>> begin Data section

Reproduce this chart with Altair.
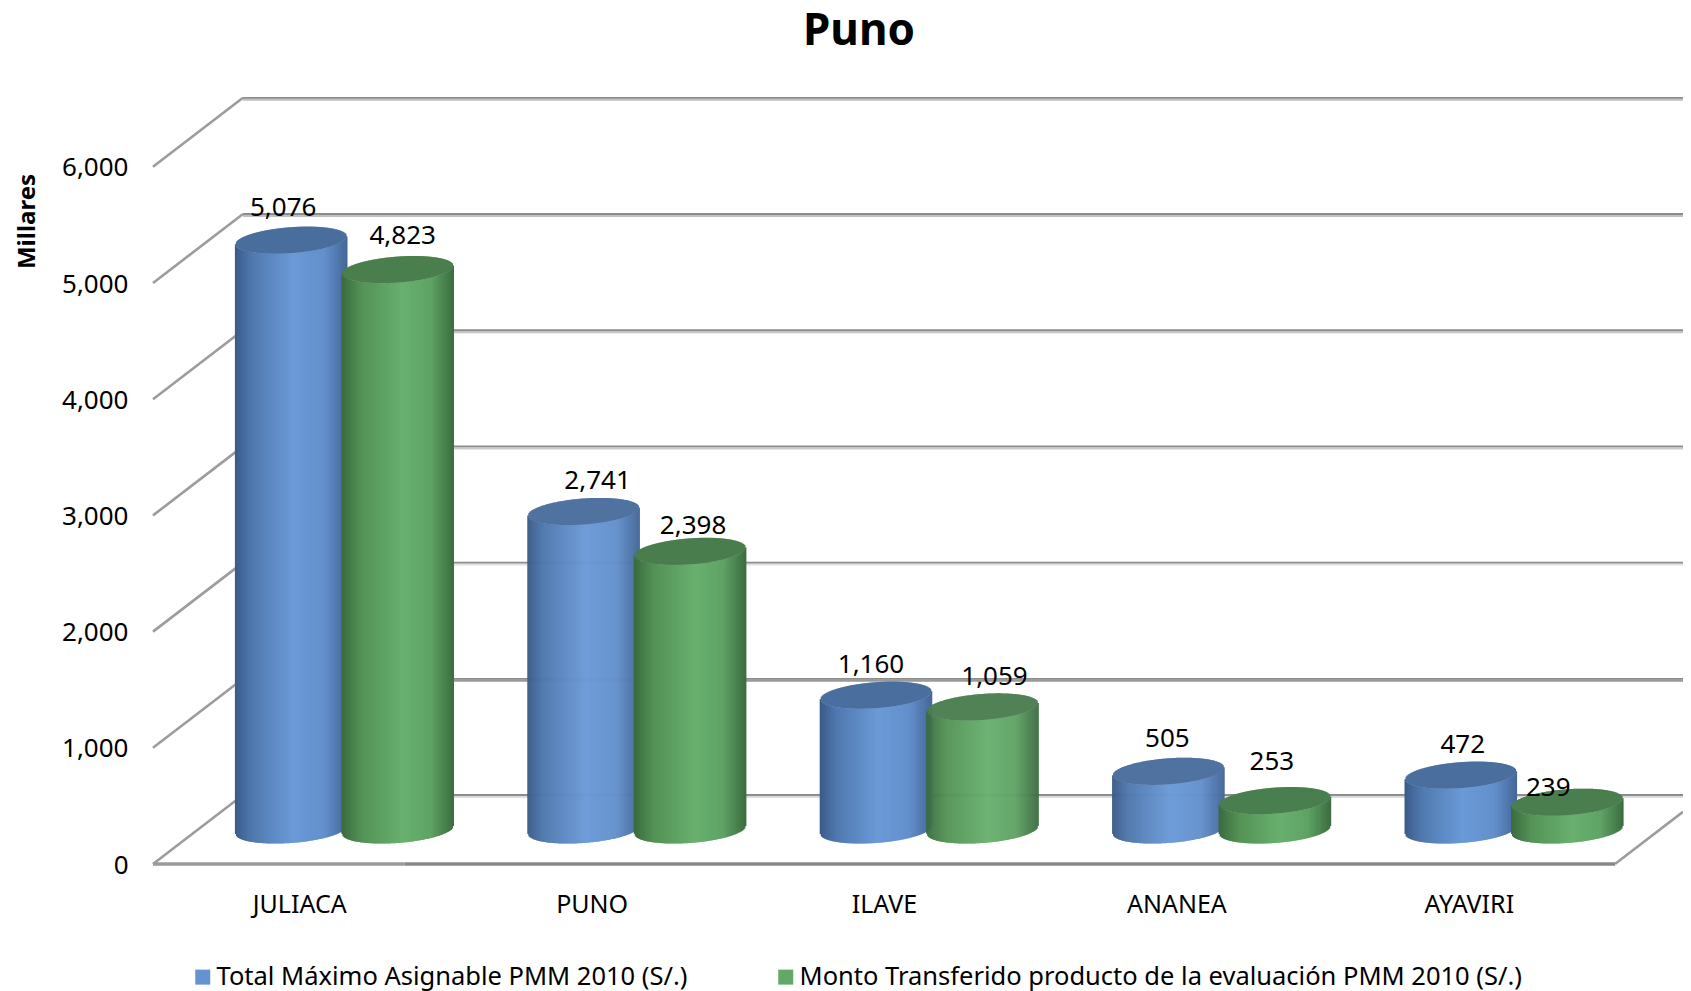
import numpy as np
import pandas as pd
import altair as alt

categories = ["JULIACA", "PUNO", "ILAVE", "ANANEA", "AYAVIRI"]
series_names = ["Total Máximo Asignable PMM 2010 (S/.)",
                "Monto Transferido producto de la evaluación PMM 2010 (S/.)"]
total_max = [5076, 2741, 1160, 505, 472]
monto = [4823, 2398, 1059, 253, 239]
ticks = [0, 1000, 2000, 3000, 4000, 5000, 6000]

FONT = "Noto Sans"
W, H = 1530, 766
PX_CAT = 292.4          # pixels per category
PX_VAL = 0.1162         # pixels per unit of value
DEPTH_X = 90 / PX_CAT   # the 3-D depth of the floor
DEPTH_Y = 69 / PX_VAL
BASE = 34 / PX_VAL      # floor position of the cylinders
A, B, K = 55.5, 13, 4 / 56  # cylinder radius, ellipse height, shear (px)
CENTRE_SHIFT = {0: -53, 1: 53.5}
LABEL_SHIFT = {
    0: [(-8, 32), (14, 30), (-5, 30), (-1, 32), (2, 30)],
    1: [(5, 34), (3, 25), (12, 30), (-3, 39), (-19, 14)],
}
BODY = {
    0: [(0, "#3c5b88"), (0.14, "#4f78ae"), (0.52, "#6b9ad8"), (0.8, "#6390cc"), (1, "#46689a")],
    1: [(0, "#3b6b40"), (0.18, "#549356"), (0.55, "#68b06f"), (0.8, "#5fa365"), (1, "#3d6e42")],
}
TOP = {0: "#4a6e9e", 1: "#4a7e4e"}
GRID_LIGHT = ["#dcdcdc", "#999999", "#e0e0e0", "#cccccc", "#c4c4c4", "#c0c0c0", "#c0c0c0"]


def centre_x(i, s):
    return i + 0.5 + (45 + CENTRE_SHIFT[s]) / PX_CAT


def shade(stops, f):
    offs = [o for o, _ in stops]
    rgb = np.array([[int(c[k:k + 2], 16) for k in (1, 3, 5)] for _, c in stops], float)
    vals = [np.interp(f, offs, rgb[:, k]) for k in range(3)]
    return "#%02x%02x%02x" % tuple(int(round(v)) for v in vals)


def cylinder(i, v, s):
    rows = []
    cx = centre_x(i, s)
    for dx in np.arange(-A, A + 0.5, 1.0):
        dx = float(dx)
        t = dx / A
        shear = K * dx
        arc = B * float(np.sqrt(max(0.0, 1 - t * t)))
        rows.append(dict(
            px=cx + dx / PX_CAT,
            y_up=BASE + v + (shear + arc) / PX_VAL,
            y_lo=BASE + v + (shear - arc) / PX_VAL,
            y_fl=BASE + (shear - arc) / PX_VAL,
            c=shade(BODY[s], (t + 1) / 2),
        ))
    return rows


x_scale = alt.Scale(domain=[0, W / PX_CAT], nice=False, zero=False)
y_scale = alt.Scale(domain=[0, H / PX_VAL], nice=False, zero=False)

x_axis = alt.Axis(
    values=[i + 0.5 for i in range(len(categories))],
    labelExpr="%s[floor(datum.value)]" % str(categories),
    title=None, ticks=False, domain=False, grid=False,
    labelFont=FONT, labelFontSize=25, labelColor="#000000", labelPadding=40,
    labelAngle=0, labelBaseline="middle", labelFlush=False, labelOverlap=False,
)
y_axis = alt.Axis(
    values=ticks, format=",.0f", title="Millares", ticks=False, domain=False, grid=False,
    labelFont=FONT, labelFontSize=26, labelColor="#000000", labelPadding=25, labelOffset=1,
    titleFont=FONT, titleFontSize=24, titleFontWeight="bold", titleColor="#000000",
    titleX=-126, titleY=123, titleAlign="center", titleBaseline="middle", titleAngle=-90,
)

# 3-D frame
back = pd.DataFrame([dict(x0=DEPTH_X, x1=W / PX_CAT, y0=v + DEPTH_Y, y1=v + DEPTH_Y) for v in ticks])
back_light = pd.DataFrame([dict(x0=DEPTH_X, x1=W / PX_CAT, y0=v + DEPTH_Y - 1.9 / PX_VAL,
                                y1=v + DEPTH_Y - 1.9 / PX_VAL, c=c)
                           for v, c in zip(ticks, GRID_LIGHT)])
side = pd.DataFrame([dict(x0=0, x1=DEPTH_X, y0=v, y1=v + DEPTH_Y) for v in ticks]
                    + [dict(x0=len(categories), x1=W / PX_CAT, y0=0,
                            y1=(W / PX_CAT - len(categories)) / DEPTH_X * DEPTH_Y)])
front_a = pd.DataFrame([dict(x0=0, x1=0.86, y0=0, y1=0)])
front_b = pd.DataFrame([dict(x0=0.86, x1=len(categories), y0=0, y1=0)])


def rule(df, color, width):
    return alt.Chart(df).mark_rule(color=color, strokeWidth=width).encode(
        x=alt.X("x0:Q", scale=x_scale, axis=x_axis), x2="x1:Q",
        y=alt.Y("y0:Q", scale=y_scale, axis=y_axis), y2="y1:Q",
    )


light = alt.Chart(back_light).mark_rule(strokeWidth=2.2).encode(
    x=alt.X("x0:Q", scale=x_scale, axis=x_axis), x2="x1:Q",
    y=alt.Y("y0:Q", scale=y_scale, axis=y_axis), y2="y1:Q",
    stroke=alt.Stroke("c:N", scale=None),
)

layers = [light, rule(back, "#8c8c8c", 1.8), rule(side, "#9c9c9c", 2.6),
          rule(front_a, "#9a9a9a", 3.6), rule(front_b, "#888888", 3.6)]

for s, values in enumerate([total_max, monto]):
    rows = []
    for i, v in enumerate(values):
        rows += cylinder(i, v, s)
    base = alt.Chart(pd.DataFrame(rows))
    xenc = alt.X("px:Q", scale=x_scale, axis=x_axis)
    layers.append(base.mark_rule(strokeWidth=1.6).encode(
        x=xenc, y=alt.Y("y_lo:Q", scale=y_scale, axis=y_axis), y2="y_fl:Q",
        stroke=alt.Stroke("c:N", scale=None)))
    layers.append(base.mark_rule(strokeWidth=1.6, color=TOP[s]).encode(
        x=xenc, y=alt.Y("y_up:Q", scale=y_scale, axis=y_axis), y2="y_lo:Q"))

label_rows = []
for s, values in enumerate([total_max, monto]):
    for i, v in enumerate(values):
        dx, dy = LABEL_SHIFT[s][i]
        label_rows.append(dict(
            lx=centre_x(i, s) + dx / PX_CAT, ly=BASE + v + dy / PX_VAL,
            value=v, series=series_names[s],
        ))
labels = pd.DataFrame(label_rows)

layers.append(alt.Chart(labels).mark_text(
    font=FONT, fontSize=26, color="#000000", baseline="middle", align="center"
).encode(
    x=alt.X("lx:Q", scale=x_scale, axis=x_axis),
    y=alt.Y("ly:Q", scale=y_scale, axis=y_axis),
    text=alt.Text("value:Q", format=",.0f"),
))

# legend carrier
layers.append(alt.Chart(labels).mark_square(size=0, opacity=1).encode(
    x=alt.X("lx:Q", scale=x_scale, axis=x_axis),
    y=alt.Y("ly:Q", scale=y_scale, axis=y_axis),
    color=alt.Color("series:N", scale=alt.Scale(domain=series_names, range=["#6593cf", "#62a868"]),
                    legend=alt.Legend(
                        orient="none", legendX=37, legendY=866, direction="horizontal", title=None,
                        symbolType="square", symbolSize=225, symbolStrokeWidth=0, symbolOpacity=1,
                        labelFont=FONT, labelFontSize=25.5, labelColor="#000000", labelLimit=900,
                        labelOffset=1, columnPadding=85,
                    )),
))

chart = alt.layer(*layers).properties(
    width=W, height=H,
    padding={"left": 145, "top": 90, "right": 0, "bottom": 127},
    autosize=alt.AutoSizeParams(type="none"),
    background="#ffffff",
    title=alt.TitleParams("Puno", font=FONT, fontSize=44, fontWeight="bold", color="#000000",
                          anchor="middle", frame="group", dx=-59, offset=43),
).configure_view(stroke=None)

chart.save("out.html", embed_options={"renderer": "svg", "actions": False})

>> end Data section

What this task involves
Take the lines from the start of the material to the line with "ticks = [0, 1000, 2000, 3000, 4000, 5000, 6000]", both included, and transcribe them exactly without the pictures.

Exercise response
Reproduce this chart with Altair.
import numpy as np
import pandas as pd
import altair as alt

categories = ["JULIACA", "PUNO", "ILAVE", "ANANEA", "AYAVIRI"]
series_names = ["Total Máximo Asignable PMM 2010 (S/.)",
                "Monto Transferido producto de la evaluación PMM 2010 (S/.)"]
total_max = [5076, 2741, 1160, 505, 472]
monto = [4823, 2398, 1059, 253, 239]
ticks = [0, 1000, 2000, 3000, 4000, 5000, 6000]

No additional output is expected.